╔══

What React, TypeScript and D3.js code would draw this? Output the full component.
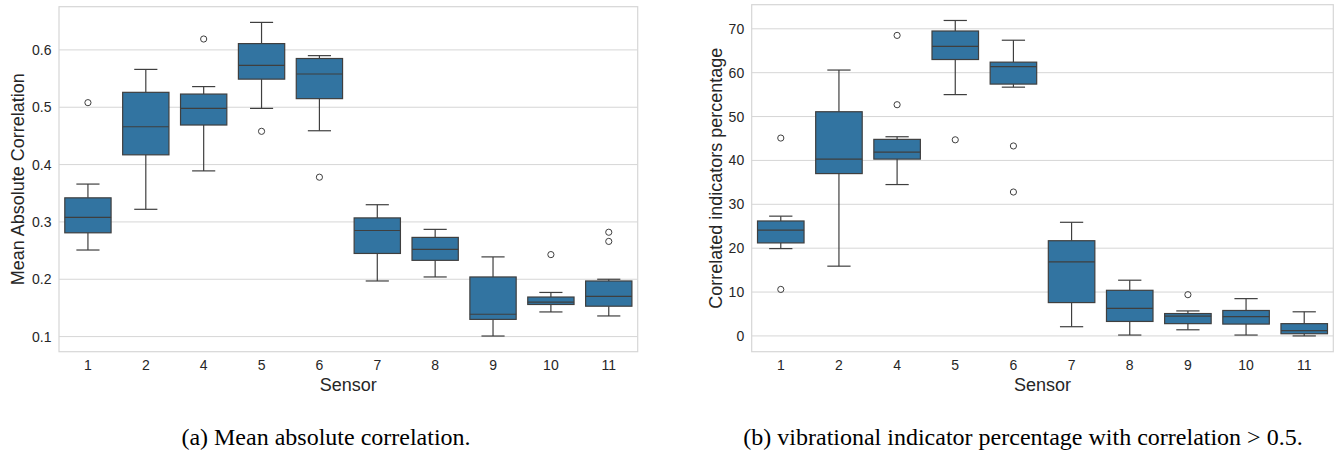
import * as d3 from 'd3';

const sensors = ['1', '2', '4', '5', '6', '7', '8', '9', '10', '11'];

// (a) mean absolute correlation per sensor
const corrLow = [0.251, 0.322, 0.389, 0.498, 0.459, 0.197, 0.204, 0.101, 0.143, 0.136];
const corrQ1 = [0.281, 0.417, 0.469, 0.549, 0.515, 0.245, 0.233, 0.13, 0.156, 0.153];
const corrMed = [0.308, 0.466, 0.498, 0.573, 0.558, 0.285, 0.252, 0.139, 0.16, 0.17];
const corrQ3 = [0.342, 0.526, 0.523, 0.611, 0.585, 0.307, 0.273, 0.204, 0.169, 0.197];
const corrHigh = [0.366, 0.566, 0.536, 0.648, 0.59, 0.33, 0.287, 0.239, 0.177, 0.2];
const corrOutliers = [[0.508], [], [0.619], [0.458], [0.378], [], [], [], [0.243], [0.282, 0.266]];
const corrTicks = [0.1, 0.2, 0.3, 0.4, 0.5, 0.6];

// (b) percentage of indicators with correlation > 0.5
const pctLow = [19.9, 15.9, 34.5, 55.0, 56.7, 2.1, 0.2, 1.4, 0.2, 0.0];
const pctQ1 = [21.2, 37.0, 40.3, 63.0, 57.4, 7.6, 3.3, 2.8, 2.7, 0.5];
const pctMed = [24.1, 40.3, 41.9, 66.0, 61.4, 16.9, 6.3, 4.5, 4.4, 1.2];
const pctQ3 = [26.2, 51.1, 44.8, 69.5, 62.4, 21.7, 10.4, 5.1, 5.8, 2.8];
const pctHigh = [27.3, 60.6, 45.4, 71.9, 67.4, 25.9, 12.7, 5.7, 8.5, 5.5];
const pctOutliers = [[45.1, 10.6], [], [68.5, 52.7], [44.7], [43.3, 32.8], [], [], [9.4], [], []];
const pctTicks = [0, 10, 20, 30, 40, 50, 60, 70];

const BOX = '#3274a1';
const LINE = '#3f3f3f';
const GRID = '#d6d6d6';
const TEXT = '#262626';
const SANS = '"Liberation Sans", Arial, sans-serif';

interface PanelProps {
  left: number;
  right: number;
  top: number;
  bottom: number;
  low: number[];
  q1: number[];
  med: number[];
  q3: number[];
  high: number[];
  outliers: number[][];
  ticks: number[];
  fmt: (v: number) => string;
  yLabel: string;
  yLabelX: number;
}

function Panel({ left, right, top, bottom, low, q1, med, q3, high, outliers, ticks, fmt, yLabel, yLabelX }: PanelProps) {
  const all = [...low, ...high, ...outliers.flat()];
  const lo = d3.min(all) ?? 0;
  const hi = d3.max(all) ?? 1;
  const pad = (hi - lo) * 0.05;

  const x = d3.scaleBand<string>().domain(sensors).range([left, right]).padding(0);
  const y = d3.scaleLinear().domain([lo - pad, hi + pad]).range([bottom, top]);
  const bw = x.bandwidth() * 0.8;
  const cx = (s: string) => (x(s) ?? 0) + x.bandwidth() / 2;

  return (
    <g>
      {ticks.map((t) => (
        <line key={t} x1={left} x2={right} y1={y(t)} y2={y(t)} stroke={GRID} strokeWidth={1} />
      ))}
      {sensors.map((s, i) => {
        const c = cx(s);
        return (
          <g key={s}>
            <line x1={c} x2={c} y1={y(q3[i])} y2={y(high[i])} stroke={LINE} strokeWidth={1.2} />
            <line x1={c} x2={c} y1={y(q1[i])} y2={y(low[i])} stroke={LINE} strokeWidth={1.2} />
            <line x1={c - bw / 4} x2={c + bw / 4} y1={y(high[i])} y2={y(high[i])} stroke={LINE} strokeWidth={1.2} />
            <line x1={c - bw / 4} x2={c + bw / 4} y1={y(low[i])} y2={y(low[i])} stroke={LINE} strokeWidth={1.2} />
            <rect
              x={c - bw / 2}
              y={y(q3[i])}
              width={bw}
              height={y(q1[i]) - y(q3[i])}
              fill={BOX}
              stroke={LINE}
              strokeWidth={1.2}
            />
            <line x1={c - bw / 2} x2={c + bw / 2} y1={y(med[i])} y2={y(med[i])} stroke={LINE} strokeWidth={1.2} />
            {outliers[i].map((o, j) => (
              <circle key={j} cx={c} cy={y(o)} r={3.1} fill="none" stroke={LINE} strokeWidth={1} />
            ))}
          </g>
        );
      })}
      <rect x={left} y={top} width={right - left} height={bottom - top} fill="none" stroke={GRID} strokeWidth={1.2} />
      {ticks.map((t) => (
        <text key={t} x={left - 7.5} y={y(t)} dy="0.36em" textAnchor="end" fontSize={14} fill={TEXT} fontFamily={SANS}>
          {fmt(t)}
        </text>
      ))}
      {sensors.map((s) => (
        <text key={s} x={cx(s)} y={370} textAnchor="middle" fontSize={14} fill={TEXT} fontFamily={SANS}>
          {s}
        </text>
      ))}
      <text x={(left + right) / 2} y={390.5} textAnchor="middle" fontSize={18} fill={TEXT} fontFamily={SANS}>
        Sensor
      </text>
      <text
        transform={`translate(${yLabelX},${(top + bottom) / 2}) rotate(-90)`}
        textAnchor="middle"
        fontSize={18}
        fill={TEXT}
        fontFamily={SANS}
      >
        {yLabel}
      </text>
    </g>
  );
}

export default function App() {
  return (
    <svg
      width={1340}
      height={454}
      viewBox="0 0 1340 454"
      style={{ position: 'absolute', left: 0, top: 0, background: '#fff' }}
    >
      <rect width={1340} height={454} fill="#fff" />
      <Panel
        left={59}
        right={637.7}
        top={6.7}
        bottom={351.7}
        low={corrLow}
        q1={corrQ1}
        med={corrMed}
        q3={corrQ3}
        high={corrHigh}
        outliers={corrOutliers}
        ticks={corrTicks}
        fmt={d3.format('.1f')}
        yLabel="Mean Absolute Correlation"
        yLabelX={23.5}
      />
      <Panel
        left={751.7}
        right={1333.3}
        top={4.7}
        bottom={351.7}
        low={pctLow}
        q1={pctQ1}
        med={pctMed}
        q3={pctQ3}
        high={pctHigh}
        outliers={pctOutliers}
        ticks={pctTicks}
        fmt={d3.format('d')}
        yLabel="Correlated indicators percentage"
        yLabelX={721.5}
      />
      <text x={326} y={445} textAnchor="middle" fontSize={24} fill="#000" fontFamily='"Liberation Serif", "Times New Roman", serif'>
        (a) Mean absolute correlation.
      </text>
      <text x={1023} y={445} textAnchor="middle" fontSize={24} fill="#000" fontFamily='"Liberation Serif", "Times New Roman", serif'>
        (b) vibrational indicator percentage with correlation &gt; 0.5.
      </text>
    </svg>
  );
}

╚══

Without the pictures, copy the material exactly as given.

What React, TypeScript and D3.js code would draw this? Output the full component.
import * as d3 from 'd3';

const sensors = ['1', '2', '4', '5', '6', '7', '8', '9', '10', '11'];

// (a) mean absolute correlation per sensor
const corrLow = [0.251, 0.322, 0.389, 0.498, 0.459, 0.197, 0.204, 0.101, 0.143, 0.136];
const corrQ1 = [0.281, 0.417, 0.469, 0.549, 0.515, 0.245, 0.233, 0.13, 0.156, 0.153];
const corrMed = [0.308, 0.466, 0.498, 0.573, 0.558, 0.285, 0.252, 0.139, 0.16, 0.17];
const corrQ3 = [0.342, 0.526, 0.523, 0.611, 0.585, 0.307, 0.273, 0.204, 0.169, 0.197];
const corrHigh = [0.366, 0.566, 0.536, 0.648, 0.59, 0.33, 0.287, 0.239, 0.177, 0.2];
const corrOutliers = [[0.508], [], [0.619], [0.458], [0.378], [], [], [], [0.243], [0.282, 0.266]];
const corrTicks = [0.1, 0.2, 0.3, 0.4, 0.5, 0.6];

// (b) percentage of indicators with correlation > 0.5
const pctLow = [19.9, 15.9, 34.5, 55.0, 56.7, 2.1, 0.2, 1.4, 0.2, 0.0];
const pctQ1 = [21.2, 37.0, 40.3, 63.0, 57.4, 7.6, 3.3, 2.8, 2.7, 0.5];
const pctMed = [24.1, 40.3, 41.9, 66.0, 61.4, 16.9, 6.3, 4.5, 4.4, 1.2];
const pctQ3 = [26.2, 51.1, 44.8, 69.5, 62.4, 21.7, 10.4, 5.1, 5.8, 2.8];
const pctHigh = [27.3, 60.6, 45.4, 71.9, 67.4, 25.9, 12.7, 5.7, 8.5, 5.5];
const pctOutliers = [[45.1, 10.6], [], [68.5, 52.7], [44.7], [43.3, 32.8], [], [], [9.4], [], []];
const pctTicks = [0, 10, 20, 30, 40, 50, 60, 70];

const BOX = '#3274a1';
const LINE = '#3f3f3f';
const GRID = '#d6d6d6';
const TEXT = '#262626';
const SANS = '"Liberation Sans", Arial, sans-serif';

interface PanelProps {
  left: number;
  right: number;
  top: number;
  bottom: number;
  low: number[];
  q1: number[];
  med: number[];
  q3: number[];
  high: number[];
  outliers: number[][];
  ticks: number[];
  fmt: (v: number) => string;
  yLabel: string;
  yLabelX: number;
}

function Panel({ left, right, top, bottom, low, q1, med, q3, high, outliers, ticks, fmt, yLabel, yLabelX }: PanelProps) {
  const all = [...low, ...high, ...outliers.flat()];
  const lo = d3.min(all) ?? 0;
  const hi = d3.max(all) ?? 1;
  const pad = (hi - lo) * 0.05;

  const x = d3.scaleBand<string>().domain(sensors).range([left, right]).padding(0);
  const y = d3.scaleLinear().domain([lo - pad, hi + pad]).range([bottom, top]);
  const bw = x.bandwidth() * 0.8;
  const cx = (s: string) => (x(s) ?? 0) + x.bandwidth() / 2;

  return (
    <g>
      {ticks.map((t) => (
        <line key={t} x1={left} x2={right} y1={y(t)} y2={y(t)} stroke={GRID} strokeWidth={1} />
      ))}
      {sensors.map((s, i) => {
        const c = cx(s);
        return (
          <g key={s}>
            <line x1={c} x2={c} y1={y(q3[i])} y2={y(high[i])} stroke={LINE} strokeWidth={1.2} />
            <line x1={c} x2={c} y1={y(q1[i])} y2={y(low[i])} stroke={LINE} strokeWidth={1.2} />
            <line x1={c - bw / 4} x2={c + bw / 4} y1={y(high[i])} y2={y(high[i])} stroke={LINE} strokeWidth={1.2} />
            <line x1={c - bw / 4} x2={c + bw / 4} y1={y(low[i])} y2={y(low[i])} stroke={LINE} strokeWidth={1.2} />
            <rect
              x={c - bw / 2}
              y={y(q3[i])}
              width={bw}
              height={y(q1[i]) - y(q3[i])}
              fill={BOX}
              stroke={LINE}
              strokeWidth={1.2}
            />
            <line x1={c - bw / 2} x2={c + bw / 2} y1={y(med[i])} y2={y(med[i])} stroke={LINE} strokeWidth={1.2} />
            {outliers[i].map((o, j) => (
              <circle key={j} cx={c} cy={y(o)} r={3.1} fill="none" stroke={LINE} strokeWidth={1} />
            ))}
          </g>
        );
      })}
      <rect x={left} y={top} width={right - left} height={bottom - top} fill="none" stroke={GRID} strokeWidth={1.2} />
      {ticks.map((t) => (
        <text key={t} x={left - 7.5} y={y(t)} dy="0.36em" textAnchor="end" fontSize={14} fill={TEXT} fontFamily={SANS}>
          {fmt(t)}
        </text>
      ))}
      {sensors.map((s) => (
        <text key={s} x={cx(s)} y={370} textAnchor="middle" fontSize={14} fill={TEXT} fontFamily={SANS}>
          {s}
        </text>
      ))}
      <text x={(left + right) / 2} y={390.5} textAnchor="middle" fontSize={18} fill={TEXT} fontFamily={SANS}>
        Sensor
      </text>
      <text
        transform={`translate(${yLabelX},${(top + bottom) / 2}) rotate(-90)`}
        textAnchor="middle"
        fontSize={18}
        fill={TEXT}
        fontFamily={SANS}
      >
        {yLabel}
      </text>
    </g>
  );
}

export default function App() {
  return (
    <svg
      width={1340}
      height={454}
      viewBox="0 0 1340 454"
      style={{ position: 'absolute', left: 0, top: 0, background: '#fff' }}
    >
      <rect width={1340} height={454} fill="#fff" />
      <Panel
        left={59}
        right={637.7}
        top={6.7}
        bottom={351.7}
        low={corrLow}
        q1={corrQ1}
        med={corrMed}
        q3={corrQ3}
        high={corrHigh}
        outliers={corrOutliers}
        ticks={corrTicks}
        fmt={d3.format('.1f')}
        yLabel="Mean Absolute Correlation"
        yLabelX={23.5}
      />
      <Panel
        left={751.7}
        right={1333.3}
        top={4.7}
        bottom={351.7}
        low={pctLow}
        q1={pctQ1}
        med={pctMed}
        q3={pctQ3}
        high={pctHigh}
        outliers={pctOutliers}
        ticks={pctTicks}
        fmt={d3.format('d')}
        yLabel="Correlated indicators percentage"
        yLabelX={721.5}
      />
      <text x={326} y={445} textAnchor="middle" fontSize={24} fill="#000" fontFamily='"Liberation Serif", "Times New Roman", serif'>
        (a) Mean absolute correlation.
      </text>
      <text x={1023} y={445} textAnchor="middle" fontSize={24} fill="#000" fontFamily='"Liberation Serif", "Times New Roman", serif'>
        (b) vibrational indicator percentage with correlation &gt; 0.5.
      </text>
    </svg>
  );
}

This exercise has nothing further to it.